4. Let them boil for a minute or two until they rise to the top. Scoop them out and enjoy with either spaghetti sauce, cheese, butter, gravy, or in soup.
As I said, it's not the healthiest recipe in the world, but it is very inexpensive and it will fill you up in an emergency - "I have no food left" situation. They are a very inexpensive alternative to pasta, and they taste pretty good.
FYI: This is a great website: www.dollaraday.com. This woman is able to cook three meals per day for $1 per person, per day.
Cook 1/2# ground beef with 1 large (cheap) onion and drain. Cook 1# elbow macaroni and drain. Put the meat and elbows in a large bowl and add 1 can of Spaghetti sauce(I use Hunts 4 Cheese) You can then add any bits of cheese you have or none at all. bake @ 350 til bubbly.
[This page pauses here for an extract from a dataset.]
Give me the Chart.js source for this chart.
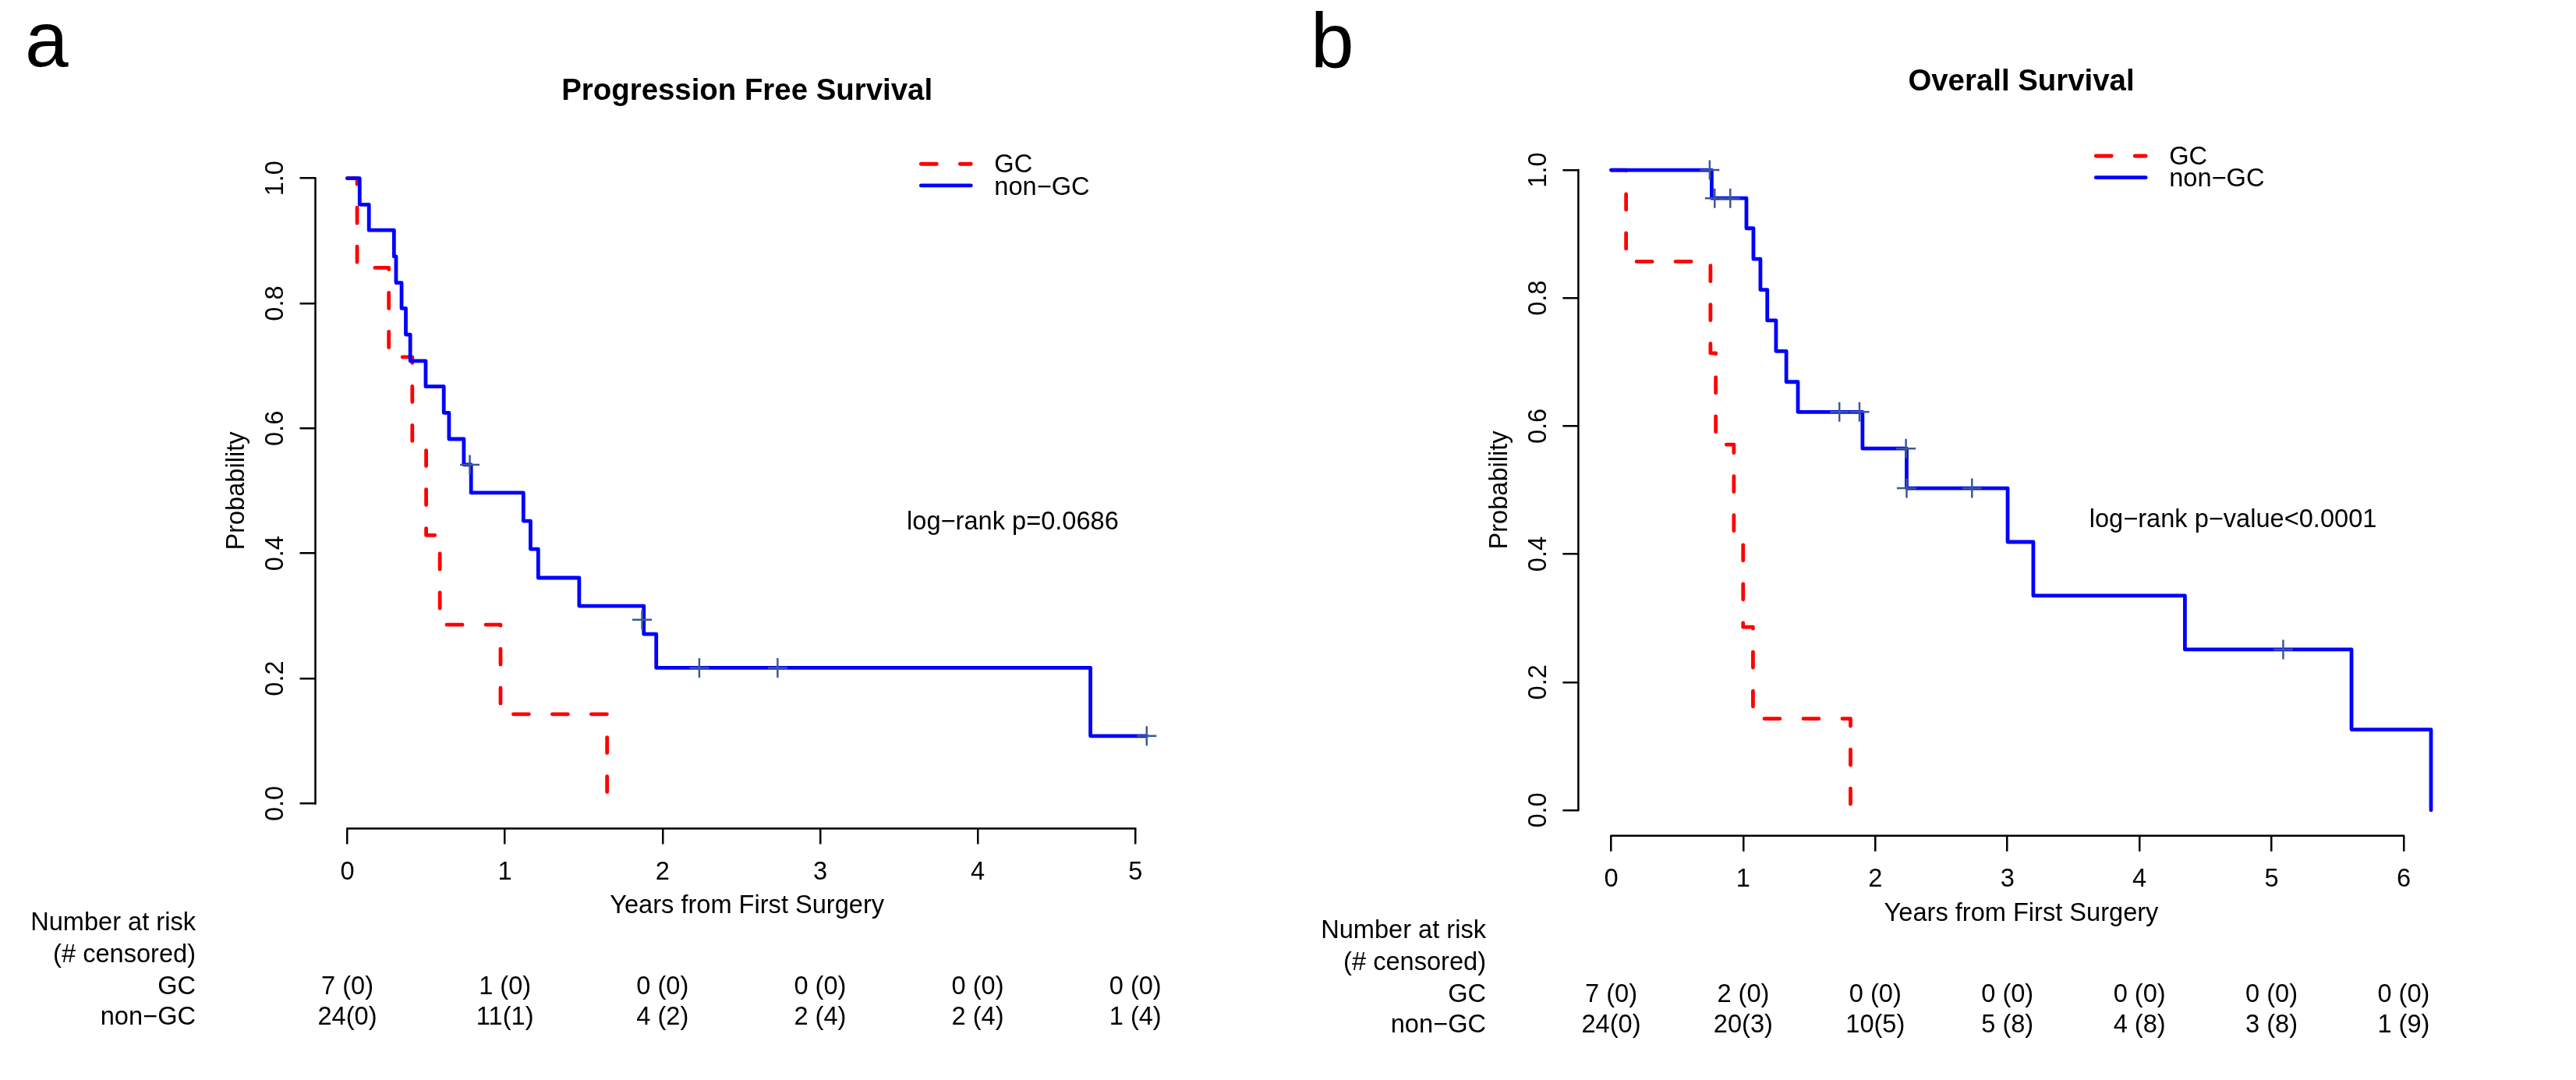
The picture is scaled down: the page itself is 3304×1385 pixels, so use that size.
<!DOCTYPE html>
<html>
<head>
  <title>GC vs non-GC survival</title>
  <script src="https://cdn.jsdelivr.net/npm/chart.js"></script>
  <style>
    body {
      margin: 0;
      background: #fff;
    }
    canvas {
      position: absolute;
      top: 0;
    }
    #pfsChart { left: 0; }
    #osChart { left: 1650px; }
  </style>
</head>
<body>
  <canvas id="pfsChart" width="1650" height="1385"></canvas>
  <canvas id="osChart" width="1654" height="1385"></canvas>

  <script>
    // ---- Progression free survival (panel a) ----
    const pfsGcTime = [0, 0.062, 0.263, 0.412, 0.500, 0.587, 0.972, 1.648];
    const pfsGcSurv = [1, 0.857, 0.714, 0.571, 0.429, 0.286, 0.143, 0];
    const pfsNonGcTime = [0, 0.078, 0.137, 0.296, 0.309, 0.344, 0.371, 0.399, 0.497, 0.612, 0.645,
                          0.739, 0.785, 1.117, 1.162, 1.211, 1.471, 1.881, 1.960, 4.715, 5.072];
    const pfsNonGcSurv = [1, 0.958, 0.917, 0.875, 0.833, 0.792, 0.750, 0.708, 0.667, 0.625, 0.583,
                          0.542, 0.497, 0.452, 0.407, 0.361, 0.316, 0.271, 0.217, 0.108, 0.108];
    const pfsCensorTime = [0.777, 1.870, 2.233, 2.730, 5.072];
    const pfsCensorSurv = [0.542, 0.294, 0.217, 0.217, 0.108];
    const pfsYearTicks = [0, 1, 2, 3, 4, 5];
    const pfsRiskGc = ['7 (0)', '1 (0)', '0 (0)', '0 (0)', '0 (0)', '0 (0)'];
    const pfsRiskNonGc = ['24(0)', '11(1)', '4 (2)', '2 (4)', '2 (4)', '1 (4)'];

    // ---- Overall survival (panel b) ----
    const osGcTime = [0, 0.113, 0.752, 0.792, 0.929, 0.999, 1.074, 1.812];
    const osGcSurv = [1, 0.857, 0.714, 0.571, 0.429, 0.286, 0.143, 0];
    const osNonGcTime = [0, 0.761, 1.024, 1.077, 1.130, 1.182, 1.248, 1.326, 1.414, 1.903,
                         2.237, 3.002, 3.196, 4.344, 5.605, 6.207];
    const osNonGcSurv = [1, 0.956, 0.909, 0.861, 0.813, 0.765, 0.717, 0.669, 0.622, 0.565,
                         0.503, 0.419, 0.335, 0.251, 0.126, 0];
    const osCensorTime = [0.746, 0.784, 0.902, 1.728, 1.880, 2.232, 2.237, 2.732, 5.088];
    const osCensorSurv = [1.0, 0.956, 0.956, 0.622, 0.622, 0.565, 0.503, 0.503, 0.251];
    const osYearTicks = [0, 1, 2, 3, 4, 5, 6];
    const osRiskGc = ['7 (0)', '2 (0)', '0 (0)', '0 (0)', '0 (0)', '0 (0)', '0 (0)'];
    const osRiskNonGc = ['24(0)', '20(3)', '10(5)', '5 (8)', '4 (8)', '3 (8)', '1 (9)'];

    const probTicks = [0, 0.2, 0.4, 0.6, 0.8, 1.0];
    // R draws the hyphen as a minus sign
    const groups = ['GC', 'non\u2212GC'];

    const FAMILY = '"Liberation Sans", Arial, Helvetica, sans-serif';
    const TXT = 32.6;
    const LW = 4.8;
    const RED = '#ff0000', BLUE = '#0000ff', CROSS = '#3b5998';
    const DASH = [20, 30];

    function font(size, bold) {
      return (bold ? 'bold ' : '') + size + 'px ' + FAMILY;
    }

    function pts(xs, ys) {
      return xs.map((t, i) => ({ x: t, y: ys[i] }));
    }

    // R style decorations: detached axis lines, titles, legend, number at risk table
    const kmDecor = {
      id: 'kmDecor',
      afterDraw(chart, args, o) {
        const { ctx, chartArea: a, scales: { x, y } } = chart;
        const xt = o.yearTicks;
        ctx.save();

        ctx.strokeStyle = '#000';
        ctx.lineWidth = 2.5;
        ctx.beginPath();
        ctx.moveTo(x.getPixelForValue(xt[0]) - 1.25, a.bottom);
        ctx.lineTo(x.getPixelForValue(xt[xt.length - 1]) + 1.25, a.bottom);
        ctx.moveTo(a.left, y.getPixelForValue(0) + 1.25);
        ctx.lineTo(a.left, y.getPixelForValue(1) - 1.25);
        ctx.stroke();

        ctx.fillStyle = '#000';
        ctx.font = font(100);
        ctx.textAlign = 'left';
        ctx.textBaseline = 'alphabetic';
        ctx.fillText(o.letter, o.letterPos[0], o.letterPos[1]);

        ctx.font = font(38.4, true);
        ctx.textAlign = 'center';
        ctx.fillText(o.title, (a.left + a.right) / 2, a.top - 69);

        ctx.font = font(TXT);
        ctx.textBaseline = 'middle';
        ctx.fillText('Years from First Surgery', (a.left + a.right) / 2, a.bottom + 100);
        ctx.save();
        ctx.translate(a.left - 100, y.getPixelForValue(0.5));
        ctx.rotate(-Math.PI / 2);
        ctx.fillText('Probability', 0, 0);
        ctx.restore();

        // legend
        const lx = x.getPixelForValue(o.legendAt[0]);
        const ly = y.getPixelForValue(o.legendAt[1]);
        ctx.lineWidth = LW;
        ctx.lineCap = 'round';
        [[RED, DASH], [BLUE, []]].forEach(([c, d], i) => {
          ctx.strokeStyle = c;
          ctx.setLineDash(d);
          ctx.beginPath();
          ctx.moveTo(lx, ly + i * 27.7);
          ctx.lineTo(lx + 64, ly + i * 27.7);
          ctx.stroke();
        });
        ctx.setLineDash([]);
        ctx.textAlign = 'left';
        groups.forEach((g, i) => ctx.fillText(g, lx + 94, ly + 2 + i * 28.5));

        ctx.fillText(o.pText, x.getPixelForValue(o.pAt[0]), y.getPixelForValue(o.pAt[1]));

        // number at risk
        const rowY = [122, 163, 204, 243].map(d => a.bottom + d);
        ctx.textAlign = 'right';
        ctx.fillText('Number at risk', o.riskLabelRight, rowY[0]);
        ctx.fillText('(# censored)', o.riskLabelRight, rowY[1]);
        ctx.fillText(groups[0], o.riskLabelRight, rowY[2]);
        ctx.fillText(groups[1], o.riskLabelRight, rowY[3]);
        ctx.textAlign = 'center';
        [o.riskGc, o.riskNonGc].forEach((row, r) => {
          row.forEach((s, i) => ctx.fillText(s, x.getPixelForValue(xt[i]), rowY[r + 2]));
        });
        ctx.restore();
      }
    };

    function kmChart(id, cfg) {
      const datasets = [
        {
          type: 'scatter',
          data: pts(cfg.censorTime, cfg.censorSurv),
          pointStyle: 'cross',
          pointRadius: 12.5,
          borderColor: CROSS,
          borderWidth: 2.5,
          order: 0
        },
        {
          data: pts(cfg.nonGcTime, cfg.nonGcSurv),
          borderColor: BLUE,
          order: 1
        },
        {
          data: pts(cfg.gcTime, cfg.gcSurv),
          borderColor: RED,
          borderDash: DASH,
          order: 2
        }
      ];
      datasets.slice(1).forEach(d => {
        d.type = 'line';
        d.stepped = true;
        d.borderWidth = LW;
        d.pointRadius = 0;
        d.fill = false;
        d.borderCapStyle = 'round';
        d.borderJoinStyle = 'round';
      });

      return new Chart(document.getElementById(id), {
        type: 'line',
        data: { datasets },
        options: {
          responsive: false,
          animation: false,
          events: [],
          layout: { padding: cfg.padding },
          plugins: {
            legend: { display: false },
            tooltip: { enabled: false },
            kmDecor: cfg.decor
          },
          scales: {
            x: {
              type: 'linear',
              min: cfg.xRange[0],
              max: cfg.xRange[1],
              afterBuildTicks: s => { s.ticks = cfg.decor.yearTicks.map(v => ({ value: v })); },
              afterFit: s => { s.height = 100; },
              grid: { drawOnChartArea: false, drawTicks: true, tickLength: 20, color: '#000', lineWidth: 2.5 },
              border: { display: false },
              ticks: { color: '#000', font: { family: FAMILY, size: TXT }, padding: 17, maxRotation: 0, autoSkip: false }
            },
            y: {
              type: 'linear',
              min: -0.04,
              max: 1.04,
              afterBuildTicks: s => { s.ticks = probTicks.map(v => ({ value: v })); },
              afterFit: s => { s.width = 100; },
              grid: { drawOnChartArea: false, drawTicks: true, tickLength: 20, color: '#000', lineWidth: 2.5 },
              border: { display: false },
              ticks: {
                color: '#000',
                font: { family: FAMILY, size: TXT },
                minRotation: 90,
                maxRotation: 90,
                crossAlign: 'center',
                padding: 8,
                autoSkip: false,
                callback: v => v.toFixed(1)
              }
            }
          }
        },
        plugins: [kmDecor]
      });
    }

    kmChart('pfsChart', {
      gcTime: pfsGcTime, gcSurv: pfsGcSurv,
      nonGcTime: pfsNonGcTime, nonGcSurv: pfsNonGcSurv,
      censorTime: pfsCensorTime, censorSurv: pfsCensorSurv,
      xRange: [-0.2029, 5.2749],
      padding: { left: 304.5, right: 138.2, top: 196.6, bottom: 222.5 },
      decor: {
        letter: 'a', letterPos: [32, 85],
        title: 'Progression Free Survival',
        yearTicks: pfsYearTicks,
        legendAt: [3.64, 1.023],
        pText: 'log\u2212rank p=0.0686', pAt: [3.55, 0.45],
        riskLabelRight: 251,
        riskGc: pfsRiskGc, riskNonGc: pfsRiskNonGc
      }
    });

    kmChart('osChart', {
      gcTime: osGcTime, gcSurv: osGcSurv,
      nonGcTime: osNonGcTime, nonGcSurv: osNonGcSurv,
      censorTime: osCensorTime, censorSurv: osCensorSurv,
      xRange: [-0.2484, 6.4584],
      padding: { left: 274.4, right: 143.4, top: 185.2, bottom: 213.2 },
      decor: {
        letter: 'b', letterPos: [31, 87],
        title: 'Overall Survival',
        yearTicks: osYearTicks,
        legendAt: [3.67, 1.022],
        pText: 'log\u2212rank p\u2212value<0.0001', pAt: [3.62, 0.453],
        riskLabelRight: 256,
        riskGc: osRiskGc, riskNonGc: osRiskNonGc
      }
    });
  </script>
</body>
</html>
This should give you about 5 meals, depending on your appetite You can eat it all week or it freezes well. If you like garlic you can add powder (.99 at Aldis). We also like an Aldis bagel with a fried egg and cheese, and add bacon or ham when we have it. Serve with a side of any fruit...delicious. For those of you with large families, you may like this tip: I buy a whole boneless ham when at a really good price , (make sure it's fully cooked) take it to the deli, where the slicers aren't exposed to raw meat, and have them slice it the way you'll use it best, I get the ends for soup, a slice or two from the middle and the rest deli-thin sliced for sandwiches. I then freeze most of it..A terrific savings over deli ham. When I make sloppy joes, I add a half can of smashed great northern beans to 1 # of ground beef. Hubby doesn't EVER eat beans, but he loves my SJ's.